§ **Instructions for the task**
Pictures are to be left out. Copy exactly the lines from the one containing "Output the Python" to the one containing "2400, 1600]", both ends kept.

───── Supplied entries ─────

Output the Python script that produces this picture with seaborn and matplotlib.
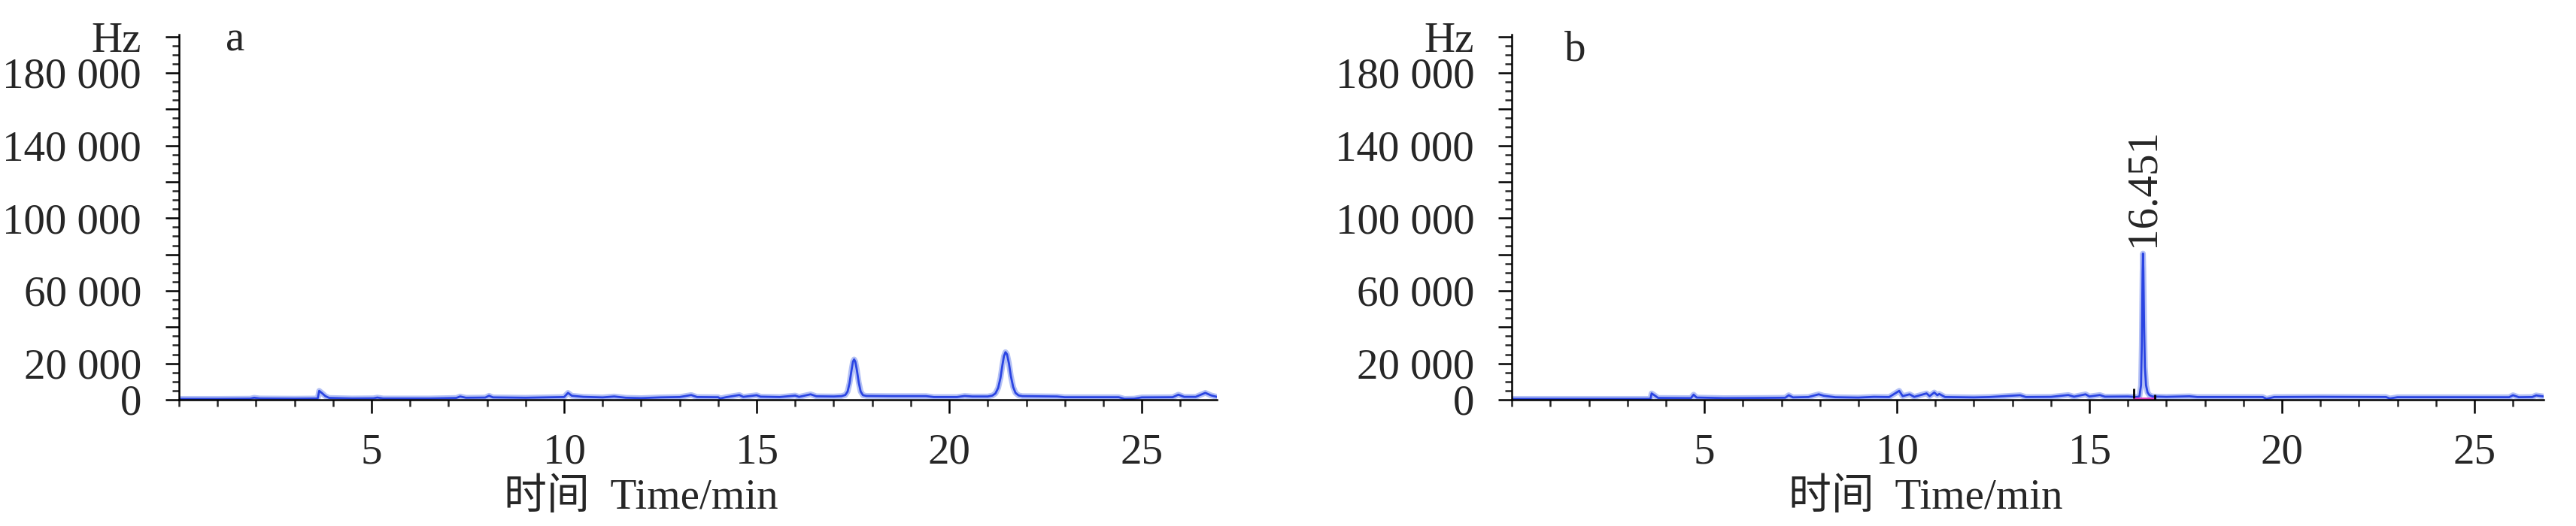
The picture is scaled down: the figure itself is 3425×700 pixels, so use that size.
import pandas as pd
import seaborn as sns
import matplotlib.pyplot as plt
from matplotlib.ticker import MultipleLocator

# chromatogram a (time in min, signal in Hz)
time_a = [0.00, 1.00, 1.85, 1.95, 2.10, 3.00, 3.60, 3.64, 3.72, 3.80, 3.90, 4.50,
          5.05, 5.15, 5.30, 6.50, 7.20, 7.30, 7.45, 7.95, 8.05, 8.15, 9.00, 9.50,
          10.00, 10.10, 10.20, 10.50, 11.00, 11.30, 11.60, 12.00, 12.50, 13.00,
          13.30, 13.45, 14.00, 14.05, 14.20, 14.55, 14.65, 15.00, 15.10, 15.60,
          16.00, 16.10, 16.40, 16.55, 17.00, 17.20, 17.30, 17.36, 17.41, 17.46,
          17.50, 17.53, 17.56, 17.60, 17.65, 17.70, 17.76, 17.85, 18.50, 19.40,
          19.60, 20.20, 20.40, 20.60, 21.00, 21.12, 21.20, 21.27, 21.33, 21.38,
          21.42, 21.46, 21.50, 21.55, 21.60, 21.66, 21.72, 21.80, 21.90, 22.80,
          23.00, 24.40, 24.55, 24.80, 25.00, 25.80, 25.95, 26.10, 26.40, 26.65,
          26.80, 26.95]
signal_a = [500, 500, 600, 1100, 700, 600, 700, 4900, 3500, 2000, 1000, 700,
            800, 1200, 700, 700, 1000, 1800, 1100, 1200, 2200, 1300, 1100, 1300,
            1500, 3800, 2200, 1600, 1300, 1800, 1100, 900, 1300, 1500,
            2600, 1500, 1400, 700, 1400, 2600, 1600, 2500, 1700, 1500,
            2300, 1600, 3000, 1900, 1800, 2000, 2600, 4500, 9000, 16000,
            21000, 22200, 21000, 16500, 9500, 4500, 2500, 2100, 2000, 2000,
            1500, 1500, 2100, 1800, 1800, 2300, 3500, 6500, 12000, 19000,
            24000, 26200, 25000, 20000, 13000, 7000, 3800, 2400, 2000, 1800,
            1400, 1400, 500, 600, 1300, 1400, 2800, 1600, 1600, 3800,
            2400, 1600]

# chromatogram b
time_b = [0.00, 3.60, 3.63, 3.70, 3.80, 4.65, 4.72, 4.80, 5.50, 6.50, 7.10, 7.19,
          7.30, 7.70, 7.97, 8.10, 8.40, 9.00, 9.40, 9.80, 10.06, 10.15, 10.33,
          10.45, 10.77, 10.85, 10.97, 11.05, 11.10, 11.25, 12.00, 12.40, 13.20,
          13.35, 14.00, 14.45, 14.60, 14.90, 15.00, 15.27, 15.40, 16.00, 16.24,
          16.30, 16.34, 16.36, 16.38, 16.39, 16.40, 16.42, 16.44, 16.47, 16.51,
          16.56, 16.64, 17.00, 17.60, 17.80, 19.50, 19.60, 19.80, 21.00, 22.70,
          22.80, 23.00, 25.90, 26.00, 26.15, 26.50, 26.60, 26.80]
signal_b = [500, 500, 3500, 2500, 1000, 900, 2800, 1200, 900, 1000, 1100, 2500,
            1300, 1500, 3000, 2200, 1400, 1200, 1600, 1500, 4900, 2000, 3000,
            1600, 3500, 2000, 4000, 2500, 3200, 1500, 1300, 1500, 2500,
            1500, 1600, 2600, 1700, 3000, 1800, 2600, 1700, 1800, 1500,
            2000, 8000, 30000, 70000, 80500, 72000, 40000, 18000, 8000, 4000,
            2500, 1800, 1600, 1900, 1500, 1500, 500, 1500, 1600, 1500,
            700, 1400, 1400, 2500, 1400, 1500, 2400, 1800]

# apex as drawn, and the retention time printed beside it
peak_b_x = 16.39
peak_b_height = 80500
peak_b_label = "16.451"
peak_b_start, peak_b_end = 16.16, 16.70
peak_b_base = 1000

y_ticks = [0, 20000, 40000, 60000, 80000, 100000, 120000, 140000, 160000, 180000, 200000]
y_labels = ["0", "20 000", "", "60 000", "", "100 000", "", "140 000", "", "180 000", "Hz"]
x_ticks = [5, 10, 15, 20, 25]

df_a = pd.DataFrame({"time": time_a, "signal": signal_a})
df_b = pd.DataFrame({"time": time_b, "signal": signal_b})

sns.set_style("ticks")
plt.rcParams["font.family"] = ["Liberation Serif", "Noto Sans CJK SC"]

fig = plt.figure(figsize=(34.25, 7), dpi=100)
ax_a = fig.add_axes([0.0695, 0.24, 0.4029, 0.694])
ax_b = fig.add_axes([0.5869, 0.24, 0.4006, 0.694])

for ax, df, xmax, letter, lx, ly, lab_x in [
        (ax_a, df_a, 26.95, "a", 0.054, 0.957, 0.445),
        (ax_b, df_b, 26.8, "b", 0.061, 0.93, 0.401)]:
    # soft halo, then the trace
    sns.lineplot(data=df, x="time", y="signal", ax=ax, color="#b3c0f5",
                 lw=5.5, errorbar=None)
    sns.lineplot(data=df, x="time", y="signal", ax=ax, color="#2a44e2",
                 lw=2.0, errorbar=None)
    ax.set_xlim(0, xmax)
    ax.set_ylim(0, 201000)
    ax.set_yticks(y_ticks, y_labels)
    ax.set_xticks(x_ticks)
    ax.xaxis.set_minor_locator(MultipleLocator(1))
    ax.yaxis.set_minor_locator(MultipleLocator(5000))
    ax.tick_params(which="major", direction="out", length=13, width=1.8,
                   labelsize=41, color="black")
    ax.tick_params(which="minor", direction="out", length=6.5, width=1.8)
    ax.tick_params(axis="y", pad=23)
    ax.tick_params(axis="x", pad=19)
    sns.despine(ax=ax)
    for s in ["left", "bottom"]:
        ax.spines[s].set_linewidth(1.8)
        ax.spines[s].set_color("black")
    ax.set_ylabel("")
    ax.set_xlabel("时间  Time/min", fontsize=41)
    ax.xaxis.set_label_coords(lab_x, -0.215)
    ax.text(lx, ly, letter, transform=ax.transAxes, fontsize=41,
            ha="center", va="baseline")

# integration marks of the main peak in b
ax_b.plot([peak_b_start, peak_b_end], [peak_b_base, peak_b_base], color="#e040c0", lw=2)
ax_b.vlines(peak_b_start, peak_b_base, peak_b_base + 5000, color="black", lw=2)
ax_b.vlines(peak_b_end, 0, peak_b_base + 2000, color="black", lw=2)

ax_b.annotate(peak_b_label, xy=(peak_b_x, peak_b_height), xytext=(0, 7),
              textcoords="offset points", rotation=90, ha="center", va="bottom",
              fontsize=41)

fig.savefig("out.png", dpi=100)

─────
───── Supplied entries ─────

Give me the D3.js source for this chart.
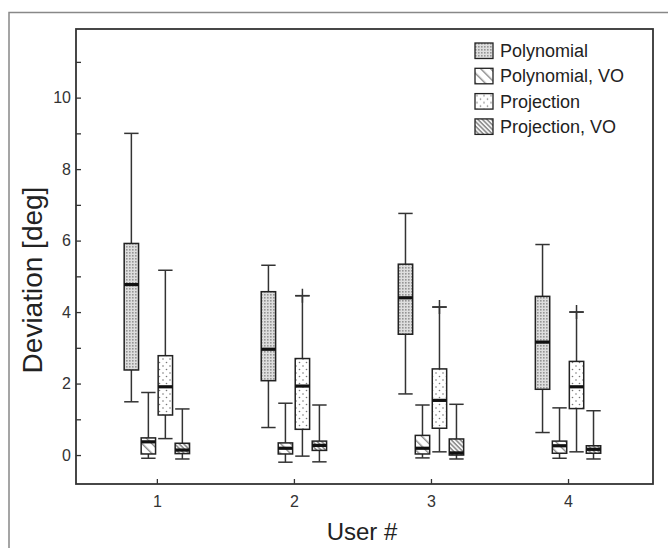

─────
───── Supplied entries ─────

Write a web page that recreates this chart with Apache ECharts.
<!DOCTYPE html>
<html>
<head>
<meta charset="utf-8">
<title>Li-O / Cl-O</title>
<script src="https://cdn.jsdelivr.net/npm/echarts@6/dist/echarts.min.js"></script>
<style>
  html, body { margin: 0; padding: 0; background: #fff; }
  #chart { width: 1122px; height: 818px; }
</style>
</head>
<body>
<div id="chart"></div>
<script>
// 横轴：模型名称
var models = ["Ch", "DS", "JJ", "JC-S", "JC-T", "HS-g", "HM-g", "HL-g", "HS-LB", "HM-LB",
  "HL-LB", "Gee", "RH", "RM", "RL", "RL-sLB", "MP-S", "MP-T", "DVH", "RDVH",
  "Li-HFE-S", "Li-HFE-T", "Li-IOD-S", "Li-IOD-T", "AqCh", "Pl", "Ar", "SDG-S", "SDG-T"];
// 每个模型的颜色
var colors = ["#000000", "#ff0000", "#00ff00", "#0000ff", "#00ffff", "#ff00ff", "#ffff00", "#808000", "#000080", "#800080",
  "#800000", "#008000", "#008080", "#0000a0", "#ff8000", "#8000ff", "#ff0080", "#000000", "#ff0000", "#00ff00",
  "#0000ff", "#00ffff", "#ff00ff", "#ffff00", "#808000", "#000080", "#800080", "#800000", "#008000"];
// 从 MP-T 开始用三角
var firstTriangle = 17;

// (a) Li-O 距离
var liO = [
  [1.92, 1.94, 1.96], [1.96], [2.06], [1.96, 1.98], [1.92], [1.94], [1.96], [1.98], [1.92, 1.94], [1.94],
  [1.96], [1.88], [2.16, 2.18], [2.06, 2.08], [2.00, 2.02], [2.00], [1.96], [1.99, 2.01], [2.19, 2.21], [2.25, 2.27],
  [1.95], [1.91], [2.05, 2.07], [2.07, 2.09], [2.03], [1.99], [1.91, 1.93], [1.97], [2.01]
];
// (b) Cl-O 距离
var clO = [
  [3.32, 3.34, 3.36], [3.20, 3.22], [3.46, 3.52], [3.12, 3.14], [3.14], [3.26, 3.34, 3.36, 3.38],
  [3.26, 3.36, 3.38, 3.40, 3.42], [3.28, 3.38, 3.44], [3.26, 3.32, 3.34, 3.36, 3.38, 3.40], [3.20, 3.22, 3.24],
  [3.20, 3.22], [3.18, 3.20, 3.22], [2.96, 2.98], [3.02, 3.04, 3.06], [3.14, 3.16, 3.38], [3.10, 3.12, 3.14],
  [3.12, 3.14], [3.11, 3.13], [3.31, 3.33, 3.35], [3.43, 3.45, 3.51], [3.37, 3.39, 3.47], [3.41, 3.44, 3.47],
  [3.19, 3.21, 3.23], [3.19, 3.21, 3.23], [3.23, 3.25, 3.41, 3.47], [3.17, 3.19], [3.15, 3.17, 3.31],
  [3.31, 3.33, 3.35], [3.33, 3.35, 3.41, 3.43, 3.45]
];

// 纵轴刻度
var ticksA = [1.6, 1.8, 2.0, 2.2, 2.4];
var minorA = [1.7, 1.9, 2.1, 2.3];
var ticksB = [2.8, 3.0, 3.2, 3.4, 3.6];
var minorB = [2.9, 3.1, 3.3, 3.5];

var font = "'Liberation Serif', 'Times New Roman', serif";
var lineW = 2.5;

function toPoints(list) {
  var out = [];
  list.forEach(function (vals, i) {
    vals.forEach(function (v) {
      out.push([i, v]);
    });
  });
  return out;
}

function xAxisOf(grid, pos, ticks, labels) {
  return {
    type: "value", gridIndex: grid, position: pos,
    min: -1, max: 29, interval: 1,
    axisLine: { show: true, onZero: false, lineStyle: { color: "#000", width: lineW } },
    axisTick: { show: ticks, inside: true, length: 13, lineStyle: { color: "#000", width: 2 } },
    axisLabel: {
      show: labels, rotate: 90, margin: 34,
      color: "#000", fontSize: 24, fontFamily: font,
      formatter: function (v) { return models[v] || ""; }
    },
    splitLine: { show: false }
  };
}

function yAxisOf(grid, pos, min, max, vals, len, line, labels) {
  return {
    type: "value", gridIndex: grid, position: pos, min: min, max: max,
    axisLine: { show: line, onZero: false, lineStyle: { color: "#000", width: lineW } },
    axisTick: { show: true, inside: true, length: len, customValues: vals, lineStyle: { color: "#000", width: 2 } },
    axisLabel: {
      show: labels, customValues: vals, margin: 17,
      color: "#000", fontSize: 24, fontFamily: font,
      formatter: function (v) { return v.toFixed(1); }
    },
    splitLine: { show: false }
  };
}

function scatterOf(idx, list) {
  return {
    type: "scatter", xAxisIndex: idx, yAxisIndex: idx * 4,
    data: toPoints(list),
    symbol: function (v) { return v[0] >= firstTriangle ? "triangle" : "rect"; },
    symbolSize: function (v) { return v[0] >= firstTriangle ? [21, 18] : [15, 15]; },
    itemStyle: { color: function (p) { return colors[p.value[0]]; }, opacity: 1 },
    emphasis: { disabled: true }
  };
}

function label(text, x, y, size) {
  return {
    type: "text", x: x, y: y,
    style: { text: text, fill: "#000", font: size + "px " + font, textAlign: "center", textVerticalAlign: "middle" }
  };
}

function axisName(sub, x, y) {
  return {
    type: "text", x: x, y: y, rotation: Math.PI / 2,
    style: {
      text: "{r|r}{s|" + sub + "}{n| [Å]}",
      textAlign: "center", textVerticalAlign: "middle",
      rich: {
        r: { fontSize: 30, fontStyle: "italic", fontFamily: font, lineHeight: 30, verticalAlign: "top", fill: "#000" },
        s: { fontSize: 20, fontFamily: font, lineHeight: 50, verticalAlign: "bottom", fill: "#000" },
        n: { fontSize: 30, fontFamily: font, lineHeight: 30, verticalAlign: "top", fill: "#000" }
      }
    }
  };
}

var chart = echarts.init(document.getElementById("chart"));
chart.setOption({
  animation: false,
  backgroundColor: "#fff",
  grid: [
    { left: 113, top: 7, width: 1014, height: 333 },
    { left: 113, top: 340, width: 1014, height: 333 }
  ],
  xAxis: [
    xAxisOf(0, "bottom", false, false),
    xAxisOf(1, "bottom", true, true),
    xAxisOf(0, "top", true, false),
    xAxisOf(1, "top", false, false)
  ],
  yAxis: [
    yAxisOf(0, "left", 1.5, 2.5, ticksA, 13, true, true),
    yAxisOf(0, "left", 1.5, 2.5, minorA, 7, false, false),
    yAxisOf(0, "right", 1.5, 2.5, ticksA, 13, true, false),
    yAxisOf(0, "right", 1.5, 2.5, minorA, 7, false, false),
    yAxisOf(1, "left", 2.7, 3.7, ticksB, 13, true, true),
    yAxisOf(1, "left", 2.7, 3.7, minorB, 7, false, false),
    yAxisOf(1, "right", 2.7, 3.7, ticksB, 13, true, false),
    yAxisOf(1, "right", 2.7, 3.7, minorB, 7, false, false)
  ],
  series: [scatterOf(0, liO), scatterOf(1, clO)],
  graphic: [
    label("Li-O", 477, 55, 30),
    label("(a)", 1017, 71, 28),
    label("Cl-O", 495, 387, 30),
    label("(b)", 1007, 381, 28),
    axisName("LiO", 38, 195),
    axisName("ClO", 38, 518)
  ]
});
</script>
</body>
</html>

─────

§ **Response to this task**
Output the Python script that produces this picture with seaborn and matplotlib.
The picture is scaled down: the figure itself is 3425×700 pixels, so use that size.
import pandas as pd
import seaborn as sns
import matplotlib.pyplot as plt
from matplotlib.ticker import MultipleLocator

# chromatogram a (time in min, signal in Hz)
time_a = [0.00, 1.00, 1.85, 1.95, 2.10, 3.00, 3.60, 3.64, 3.72, 3.80, 3.90, 4.50,
          5.05, 5.15, 5.30, 6.50, 7.20, 7.30, 7.45, 7.95, 8.05, 8.15, 9.00, 9.50,
          10.00, 10.10, 10.20, 10.50, 11.00, 11.30, 11.60, 12.00, 12.50, 13.00,
          13.30, 13.45, 14.00, 14.05, 14.20, 14.55, 14.65, 15.00, 15.10, 15.60,
          16.00, 16.10, 16.40, 16.55, 17.00, 17.20, 17.30, 17.36, 17.41, 17.46,
          17.50, 17.53, 17.56, 17.60, 17.65, 17.70, 17.76, 17.85, 18.50, 19.40,
          19.60, 20.20, 20.40, 20.60, 21.00, 21.12, 21.20, 21.27, 21.33, 21.38,
          21.42, 21.46, 21.50, 21.55, 21.60, 21.66, 21.72, 21.80, 21.90, 22.80,
          23.00, 24.40, 24.55, 24.80, 25.00, 25.80, 25.95, 26.10, 26.40, 26.65,
          26.80, 26.95]
signal_a = [500, 500, 600, 1100, 700, 600, 700, 4900, 3500, 2000, 1000, 700,
            800, 1200, 700, 700, 1000, 1800, 1100, 1200, 2200, 1300, 1100, 1300,
            1500, 3800, 2200, 1600, 1300, 1800, 1100, 900, 1300, 1500,
            2600, 1500, 1400, 700, 1400, 2600, 1600, 2500, 1700, 1500,
            2300, 1600, 3000, 1900, 1800, 2000, 2600, 4500, 9000, 16000,
            21000, 22200, 21000, 16500, 9500, 4500, 2500, 2100, 2000, 2000,
            1500, 1500, 2100, 1800, 1800, 2300, 3500, 6500, 12000, 19000,
            24000, 26200, 25000, 20000, 13000, 7000, 3800, 2400, 2000, 1800,
            1400, 1400, 500, 600, 1300, 1400, 2800, 1600, 1600, 3800,
            2400, 1600]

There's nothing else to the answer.